## BEGIN Material provided

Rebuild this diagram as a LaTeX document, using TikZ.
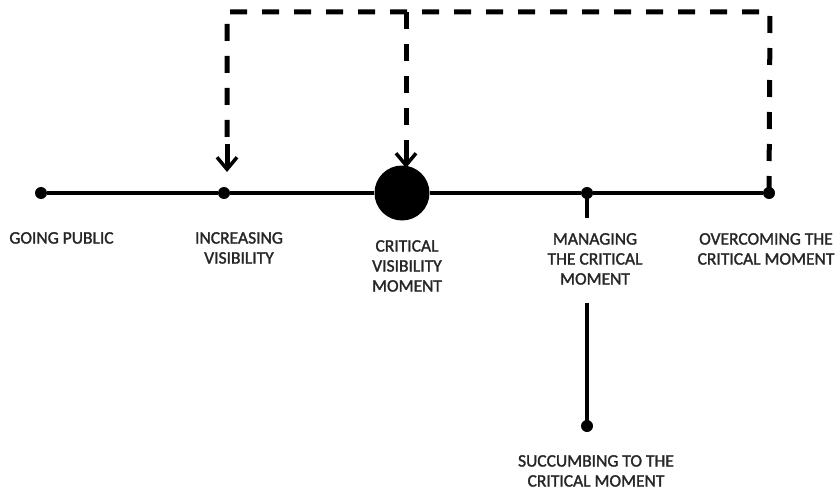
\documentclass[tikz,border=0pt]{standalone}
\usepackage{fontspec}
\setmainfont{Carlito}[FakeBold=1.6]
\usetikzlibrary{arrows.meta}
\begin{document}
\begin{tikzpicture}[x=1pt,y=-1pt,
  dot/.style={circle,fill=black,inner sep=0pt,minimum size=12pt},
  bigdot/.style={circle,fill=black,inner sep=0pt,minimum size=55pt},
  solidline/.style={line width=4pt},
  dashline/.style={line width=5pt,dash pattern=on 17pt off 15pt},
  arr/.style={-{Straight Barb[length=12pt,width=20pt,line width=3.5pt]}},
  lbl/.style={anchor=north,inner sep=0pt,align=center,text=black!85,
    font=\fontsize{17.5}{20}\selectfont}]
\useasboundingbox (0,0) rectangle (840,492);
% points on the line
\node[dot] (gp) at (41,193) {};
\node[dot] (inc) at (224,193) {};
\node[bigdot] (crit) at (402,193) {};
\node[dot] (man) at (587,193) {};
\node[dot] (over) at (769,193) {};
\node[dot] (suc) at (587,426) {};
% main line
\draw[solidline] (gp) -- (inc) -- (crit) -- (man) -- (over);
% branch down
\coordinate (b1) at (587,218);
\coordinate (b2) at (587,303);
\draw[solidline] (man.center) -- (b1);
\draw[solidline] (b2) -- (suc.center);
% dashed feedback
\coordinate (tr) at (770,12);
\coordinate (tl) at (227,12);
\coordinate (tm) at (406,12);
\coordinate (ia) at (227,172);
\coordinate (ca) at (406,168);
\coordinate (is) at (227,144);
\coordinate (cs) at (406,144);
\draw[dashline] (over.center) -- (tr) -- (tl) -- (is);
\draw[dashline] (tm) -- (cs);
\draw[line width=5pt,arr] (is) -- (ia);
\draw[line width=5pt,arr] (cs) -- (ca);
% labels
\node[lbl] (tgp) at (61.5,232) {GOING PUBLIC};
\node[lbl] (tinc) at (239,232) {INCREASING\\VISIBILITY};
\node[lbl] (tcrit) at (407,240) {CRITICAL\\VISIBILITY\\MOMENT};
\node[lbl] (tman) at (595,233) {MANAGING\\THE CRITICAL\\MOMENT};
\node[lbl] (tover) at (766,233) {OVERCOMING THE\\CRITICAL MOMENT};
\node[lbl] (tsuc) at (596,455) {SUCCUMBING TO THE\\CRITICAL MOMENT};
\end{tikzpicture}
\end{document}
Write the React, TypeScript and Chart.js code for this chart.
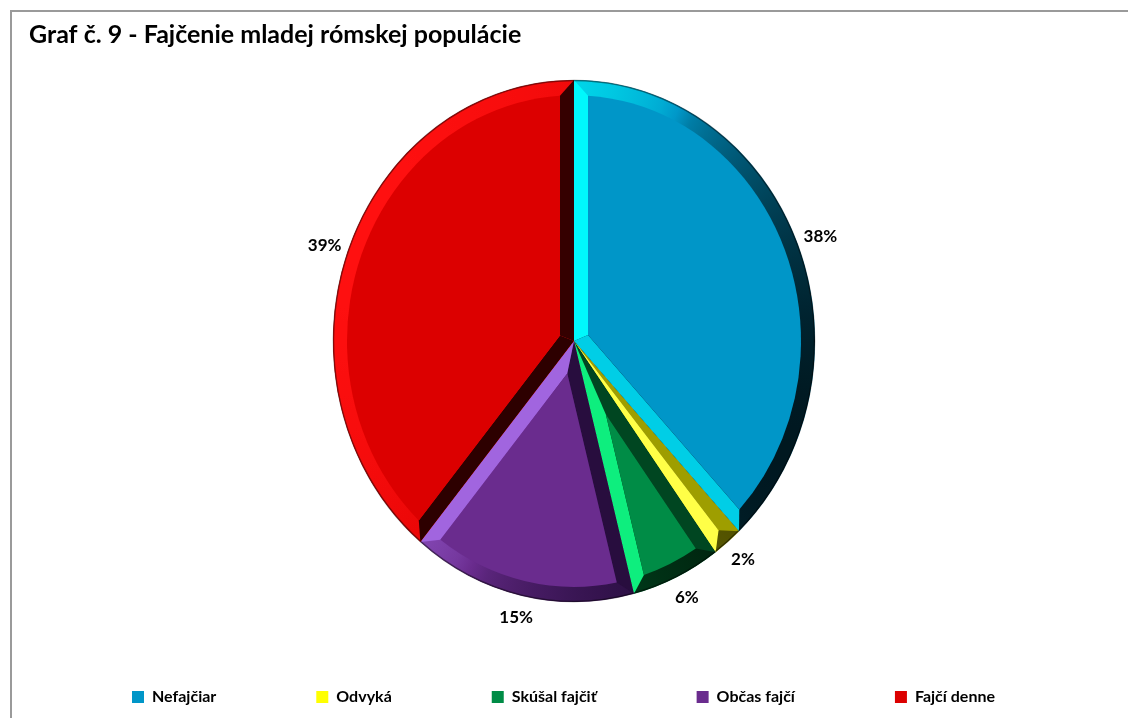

## END Material provided

◆ Aim
Without the pictures, retype the whole of the material above exactly.

◆ Finished exercise
Rebuild this diagram as a LaTeX document, using TikZ.
\documentclass[tikz,border=0pt]{standalone}
\usepackage{fontspec}
\setmainfont{Carlito}[FakeBold=1.6]
\usetikzlibrary{arrows.meta}
\begin{document}
\begin{tikzpicture}[x=1pt,y=-1pt,
  dot/.style={circle,fill=black,inner sep=0pt,minimum size=12pt},
  bigdot/.style={circle,fill=black,inner sep=0pt,minimum size=55pt},
  solidline/.style={line width=4pt},
  dashline/.style={line width=5pt,dash pattern=on 17pt off 15pt},
  arr/.style={-{Straight Barb[length=12pt,width=20pt,line width=3.5pt]}},
  lbl/.style={anchor=north,inner sep=0pt,align=center,text=black!85,
    font=\fontsize{17.5}{20}\selectfont}]
\useasboundingbox (0,0) rectangle (840,492);
% points on the line
\node[dot] (gp) at (41,193) {};
\node[dot] (inc) at (224,193) {};
\node[bigdot] (crit) at (402,193) {};
\node[dot] (man) at (587,193) {};
\node[dot] (over) at (769,193) {};
\node[dot] (suc) at (587,426) {};
% main line
\draw[solidline] (gp) -- (inc) -- (crit) -- (man) -- (over);
% branch down
\coordinate (b1) at (587,218);
\coordinate (b2) at (587,303);
\draw[solidline] (man.center) -- (b1);
\draw[solidline] (b2) -- (suc.center);
% dashed feedback
\coordinate (tr) at (770,12);
\coordinate (tl) at (227,12);
\coordinate (tm) at (406,12);
\coordinate (ia) at (227,172);
\coordinate (ca) at (406,168);
\coordinate (is) at (227,144);
\coordinate (cs) at (406,144);
\draw[dashline] (over.center) -- (tr) -- (tl) -- (is);
\draw[dashline] (tm) -- (cs);
\draw[line width=5pt,arr] (is) -- (ia);
\draw[line width=5pt,arr] (cs) -- (ca);
% labels
\node[lbl] (tgp) at (61.5,232) {GOING PUBLIC};
\node[lbl] (tinc) at (239,232) {INCREASING\\VISIBILITY};
\node[lbl] (tcrit) at (407,240) {CRITICAL\\VISIBILITY\\MOMENT};
\node[lbl] (tman) at (595,233) {MANAGING\\THE CRITICAL\\MOMENT};
\node[lbl] (tover) at (766,233) {OVERCOMING THE\\CRITICAL MOMENT};
\node[lbl] (tsuc) at (596,455) {SUCCUMBING TO THE\\CRITICAL MOMENT};
\end{tikzpicture}
\end{document}
Write the React, TypeScript and Chart.js code for this chart.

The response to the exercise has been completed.